Отец и не сомневался, но в противоположном смысле.
— Не верю, что его арестовали просто так, за какие-то фразы. Было что-то еще… Было! Но Юдифь оскорбили без всякого повода. Выставили на смех — этого я не прощу. И ничего не боюсь!
— Знаю, что не боишься. Но и это скрывай. Тем более, что ты им веришь, а мне и Буслаеву — нет. Пусть не веришь, а я скажу: они полагаются только на силу страха. Не перед недругами, а перед своими, перед системой. Не какого-нибудь там заурядного страха, а сатанинского. Страха, при котором никто — за исключением одного! — не смеет ощущать себя в безопасности: ни ребенок, ни старик, ни Герой. Ты мне не веришь… Но все же пойми и запомни это.
Золотая Геройская Звезда завершала плакатность отцовской внешности. Политическая ортодоксальность, такая же непробиваемая, как и его мускулы, вполне соответствовала внешнему виду. Все в отце было органично… для него самого. Ничто не противоречило образу патриота и гражданина. Только вот упрямо грассировал.
— Приходит еврей устраиваться диктором на радио, — рассказал по этому поводу Анекдот. — Букву «Р» не выговаривает, акцент местечковый. «К сожалению, не подходите», — сообщают ему. «И тут антисемитизм?!» — восклицает еврей.
Отец ничего подобного воскликнуть не мог: он был уверен, что антисемитизм, как и все плохое, в Советском Союзе отсутствует. На этот счет у него не было комплексов.
Но одним душевным недугом отец все же страдал. Он мученически любил маму. И втайне мечтал, чтоб она, оставаясь такой же красивой, какой была, и такой же покорно женственной, в присутствии мужчин волшебным образом становилась бы невидимкой и ее очарование было бы видно ему одному. Благодаря молитвенно иудейской маминой красоте и отцовской рязанской внешности, наше семейство выглядело вполне интернациональным.
Отец измучивал себя ревностью, хотя для нее, как его уверял Анекдот, не было никаких причин. Уверять-то он уверял, но не вполне убедительно. Будто и сам испытывал некоторые опасения.

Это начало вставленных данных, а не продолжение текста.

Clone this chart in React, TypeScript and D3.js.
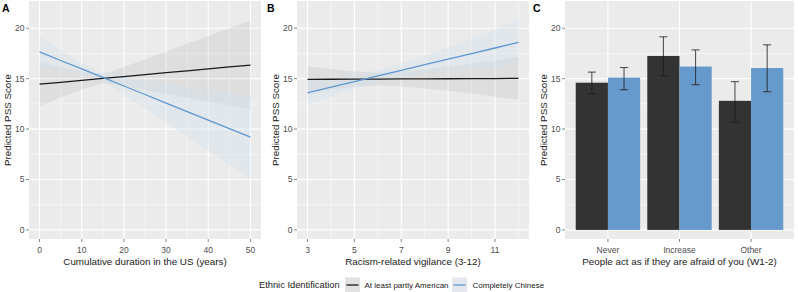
import React from "react";
import * as d3 from "d3";

const durationX = [0, 5, 10, 15, 20, 25, 30, 35, 40, 45, 50];
const durAmerFit = [14.45, 14.64, 14.83, 15.02, 15.21, 15.4, 15.59, 15.78, 15.97, 16.16, 16.35];
const durAmerLo = [12.25, 13.14, 13.93, 14.57, 14.26, 13.87, 13.49, 13.1, 12.72, 12.33, 11.95];
const durAmerHi = [16.65, 16.14, 15.73, 15.47, 16.16, 16.93, 17.69, 18.48, 19.22, 19.99, 20.75];
const durChinFit = [17.65, 16.8, 15.96, 15.12, 14.27, 13.43, 12.58, 11.74, 10.89, 10.05, 9.2];
const durChinLo = [16.1, 15.8, 15.41, 14.67, 13.37, 12.03, 10.63, 9.29, 7.89, 6.5, 5.1];
const durChinHi = [19.2, 17.8, 16.51, 15.57, 15.17, 14.83, 14.53, 14.19, 13.89, 13.6, 13.3];

const vigX = [3, 4, 5, 6, 7, 8, 9, 10, 11, 12];
const vigAmerFit = [14.93, 14.94, 14.95, 14.96, 14.97, 14.98, 14.99, 15.0, 15.01, 15.03];
const vigAmerLo = [13.63, 13.94, 14.2, 14.31, 14.22, 14.03, 13.79, 13.5, 13.21, 12.88];
const vigAmerHi = [16.23, 15.94, 15.7, 15.61, 15.72, 15.93, 16.19, 16.5, 16.81, 17.18];
const vigChinFit = [13.6, 14.16, 14.71, 15.27, 15.82, 16.38, 16.93, 17.49, 18.04, 18.6];
const vigChinLo = [12.4, 13.26, 14.01, 14.67, 15.12, 15.48, 15.73, 15.99, 16.14, 16.3];
const vigChinHi = [14.8, 15.06, 15.41, 15.87, 16.52, 17.28, 18.13, 18.99, 19.94, 20.9];

const categories = ["Never", "Increase", "Other"];
const barAmer = [14.6, 17.25, 12.8];
const barAmerLo = [13.5, 15.3, 10.7];
const barAmerHi = [15.65, 19.15, 14.7];
const barChin = [15.1, 16.2, 16.05];
const barChinLo = [13.9, 14.4, 13.7];
const barChinHi = [16.1, 17.85, 18.35];

const yTicks = [0, 5, 10, 15, 20];
const yMinor = [2.5, 7.5, 12.5, 17.5];
const durTicks = [0, 10, 20, 30, 40, 50];
const durMinor = [5, 15, 25, 35, 45];
const vigTicks = [3, 5, 7, 9, 11];
const vigMinor = [4, 6, 8, 10, 12];

const seriesNames = ["At least partly American", "Completely Chinese"];
const legendTitle = "Ethnic Identification";

const FONT = "'Liberation Sans', Arial, sans-serif";
const BG = "#EBEBEB";
const BLACK = "#1A1A1A";
const BLUE_LINE = "#5E96D1";
const BLUE_BAR = "#6699CC";
const DARK_BAR = "#333333";
const TICK_COL = "#4D4D4D";
const TICK_MARK = "#333333";

const TOP = 1;
const BOTTOM = 239;
const yScale = d3.scaleLinear().domain([-0.9, 22.7]).range([BOTTOM, TOP]);

function YAxis({ left, right, titleX }: { left: number; right: number; titleX: number }) {
  return (
    <g>
      {yMinor.map((t) => (
        <line key={"ym" + t} x1={left} x2={right} y1={yScale(t)} y2={yScale(t)} stroke="#fff" strokeWidth={0.5} />
      ))}
      {yTicks.map((t) => (
        <g key={"y" + t}>
          <line x1={left} x2={right} y1={yScale(t)} y2={yScale(t)} stroke="#fff" strokeWidth={1.1} />
          <line x1={left - 3} x2={left} y1={yScale(t)} y2={yScale(t)} stroke={TICK_MARK} strokeWidth={0.6} />
          <text x={left - 4.5} y={yScale(t)} dy="0.35em" textAnchor="end" fontSize={8.5} fill={TICK_COL} fontFamily={FONT}>
            {t}
          </text>
        </g>
      ))}
      <text
        transform={`translate(${titleX},${(TOP + BOTTOM) / 2}) rotate(-90)`}
        textAnchor="middle"
        dy="0.35em"
        fontSize={9.8}
        fill={BLACK}
        fontFamily={FONT}
      >
        Predicted PSS Score
      </text>
    </g>
  );
}

function LinePanel({
  left,
  right,
  domain,
  xs,
  ticks,
  minor,
  amerFit,
  amerLo,
  amerHi,
  chinFit,
  chinLo,
  chinHi,
  title,
  label,
  titleX,
}: any) {
  const x = d3.scaleLinear().domain(domain).range([left, right]);
  const idx = xs.map((_: number, i: number) => i);
  const area = (lo: number[], hi: number[]) =>
    d3
      .area<number>()
      .x((i) => x(xs[i]))
      .y0((i) => yScale(lo[i]))
      .y1((i) => yScale(hi[i]))(idx) as string;
  const line = (fit: number[]) =>
    d3
      .line<number>()
      .x((i) => x(xs[i]))
      .y((i) => yScale(fit[i]))(idx) as string;
  return (
    <g>
      <rect x={left} y={TOP} width={right - left} height={BOTTOM - TOP} fill={BG} />
      {minor.map((t: number) => (
        <line key={"xm" + t} x1={x(t)} x2={x(t)} y1={TOP} y2={BOTTOM} stroke="#fff" strokeWidth={0.5} />
      ))}
      {ticks.map((t: number) => (
        <line key={"xg" + t} x1={x(t)} x2={x(t)} y1={TOP} y2={BOTTOM} stroke="#fff" strokeWidth={1.1} />
      ))}
      <YAxis left={left} right={right} titleX={titleX} />
      <path d={area(amerLo, amerHi)} fill="#8C8C8C" fillOpacity={0.13} />
      <path d={area(chinLo, chinHi)} fill="#D5E0EE" fillOpacity={0.4} />
      <path d={line(amerFit)} fill="none" stroke={BLACK} strokeWidth={1.3} />
      <path d={line(chinFit)} fill="none" stroke={BLUE_LINE} strokeWidth={1.3} />
      {ticks.map((t: number) => (
        <g key={"xt" + t}>
          <line x1={x(t)} x2={x(t)} y1={BOTTOM} y2={BOTTOM + 3} stroke={TICK_MARK} strokeWidth={0.6} />
          <text x={x(t)} y={BOTTOM + 14} textAnchor="middle" fontSize={8.5} fill={TICK_COL} fontFamily={FONT}>
            {t}
          </text>
        </g>
      ))}
      <text x={(left + right) / 2} y={BOTTOM + 25.5} textAnchor="middle" fontSize={9.8} fill={BLACK} fontFamily={FONT}>
        {title}
      </text>
      <text x={label.x} y={12} fontSize={10.5} fontWeight="bold" fill="#000" fontFamily={FONT}>
        {label.t}
      </text>
    </g>
  );
}

function BarPanel({ left, right, titleX }: any) {
  const x = d3.scaleLinear().domain([0.4, 3.6]).range([left, right]);
  const unit = x(2) - x(1);
  const bw = unit * 0.45;
  const cap = 8;
  return (
    <g>
      <rect x={left} y={TOP} width={right - left} height={BOTTOM - TOP} fill={BG} />
      {categories.map((c, i) => (
        <line key={"vg" + c} x1={x(i + 1)} x2={x(i + 1)} y1={TOP} y2={BOTTOM} stroke="#fff" strokeWidth={1.1} />
      ))}
      <YAxis left={left} right={right} titleX={titleX} />
      {categories.map((c, i) => {
        const cx = x(i + 1);
        const groups = [
          { v: barAmer[i], lo: barAmerLo[i], hi: barAmerHi[i], x0: cx - bw, fill: DARK_BAR },
          { v: barChin[i], lo: barChinLo[i], hi: barChinHi[i], x0: cx, fill: BLUE_BAR },
        ];
        return (
          <g key={"b" + c}>
            {groups.map((g, k) => (
              <rect key={k} x={g.x0} y={yScale(g.v)} width={bw} height={yScale(0) - yScale(g.v)} fill={g.fill} />
            ))}
            {groups.map((g, k) => {
              const m = g.x0 + bw / 2;
              return (
                <g key={"e" + k} stroke={BLACK} strokeWidth={0.8}>
                  <line x1={m} x2={m} y1={yScale(g.lo)} y2={yScale(g.hi)} />
                  <line x1={m - cap / 2} x2={m + cap / 2} y1={yScale(g.lo)} y2={yScale(g.lo)} />
                  <line x1={m - cap / 2} x2={m + cap / 2} y1={yScale(g.hi)} y2={yScale(g.hi)} />
                </g>
              );
            })}
            <line x1={cx} x2={cx} y1={BOTTOM} y2={BOTTOM + 3} stroke={TICK_MARK} strokeWidth={0.6} />
            <text x={cx} y={BOTTOM + 14} textAnchor="middle" fontSize={8.5} fill={TICK_COL} fontFamily={FONT}>
              {c}
            </text>
          </g>
        );
      })}
      <text x={(left + right) / 2} y={BOTTOM + 25.5} textAnchor="middle" fontSize={9.8} fill={BLACK} fontFamily={FONT}>
        People act as if they are afraid of you (W1-2)
      </text>
      <text x={533} y={12} fontSize={10.5} fontWeight="bold" fill="#000" fontFamily={FONT}>
        C
      </text>
    </g>
  );
}

function Legend() {
  const cy = 285;
  return (
    <g fontFamily={FONT}>
      <text x={259} y={cy} dy="0.35em" fontSize={9.3} fill={BLACK}>
        {legendTitle}
      </text>
      <rect x={345} y={cy - 7.5} width={15} height={15} fill="#E2E2E2" />
      <line x1={346.5} x2={358.5} y1={cy} y2={cy} stroke={BLACK} strokeWidth={1.3} />
      <text x={364.5} y={cy} dy="0.35em" fontSize={8} fill={BLACK}>
        {seriesNames[0]}
      </text>
      <rect x={452} y={cy - 7.5} width={15} height={15} fill="#E4E8EE" />
      <line x1={453.5} x2={465.5} y1={cy} y2={cy} stroke={BLUE_LINE} strokeWidth={1.3} />
      <text x={472.5} y={cy} dy="0.35em" fontSize={8} fill={BLACK}>
        {seriesNames[1]}
      </text>
    </g>
  );
}

export default function App() {
  return (
    <svg width={798} height={292} style={{ position: "absolute", left: 0, top: 0, background: "#fff" }}>
      <rect width={798} height={292} fill="#fff" />
      <LinePanel
        left={29}
        right={261}
        domain={[-2.5, 52.5]}
        xs={durationX}
        ticks={durTicks}
        minor={durMinor}
        amerFit={durAmerFit}
        amerLo={durAmerLo}
        amerHi={durAmerHi}
        chinFit={durChinFit}
        chinLo={durChinLo}
        chinHi={durChinHi}
        title="Cumulative duration in the US (years)"
        label={{ x: 2, t: "A" }}
        titleX={7.5}
      />
      <LinePanel
        left={297}
        right={529}
        domain={[2.55, 12.45]}
        xs={vigX}
        ticks={vigTicks}
        minor={vigMinor}
        amerFit={vigAmerFit}
        amerLo={vigAmerLo}
        amerHi={vigAmerHi}
        chinFit={vigChinFit}
        chinLo={vigChinLo}
        chinHi={vigChinHi}
        title="Racism-related vigilance (3-12)"
        label={{ x: 267, t: "B" }}
        titleX={276}
      />
      <BarPanel left={565} right={794} titleX={543.5} />
      <Legend />
    </svg>
  );
}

— Если женщина очаровательна, не думай, что ты первый это заметил, — сказал он отцу.
Зачем? Невидимкой мама, вопреки желанию отца, не становилась. Это было для его ревности «суровой действительностью».
Краска не касалась маминых губ, щек и ресниц. А ее волосы не пользовались услугами парикмахеров-мастеров. Все это придавало маминому лицу иконописную первозданность, а отцовской ревности — дополнительную необоснованность.
Фронтовую готовность к отпору могло вызывать лишь то, что мужчины — по-моему, все встречавшиеся на мамином, по-женски победоносном, пути — видели в ней не приятельницу, не папину жену и не нашу маму, а раньше всего и «позже всего» — женщину. Мужчины не скрывали этого из-за невозможности скрыть. Иные — особо самоуверенные — принимали внешнюю мамину робость за доступность, но вскоре ушибались, наталкиваясь на свое заблуждение.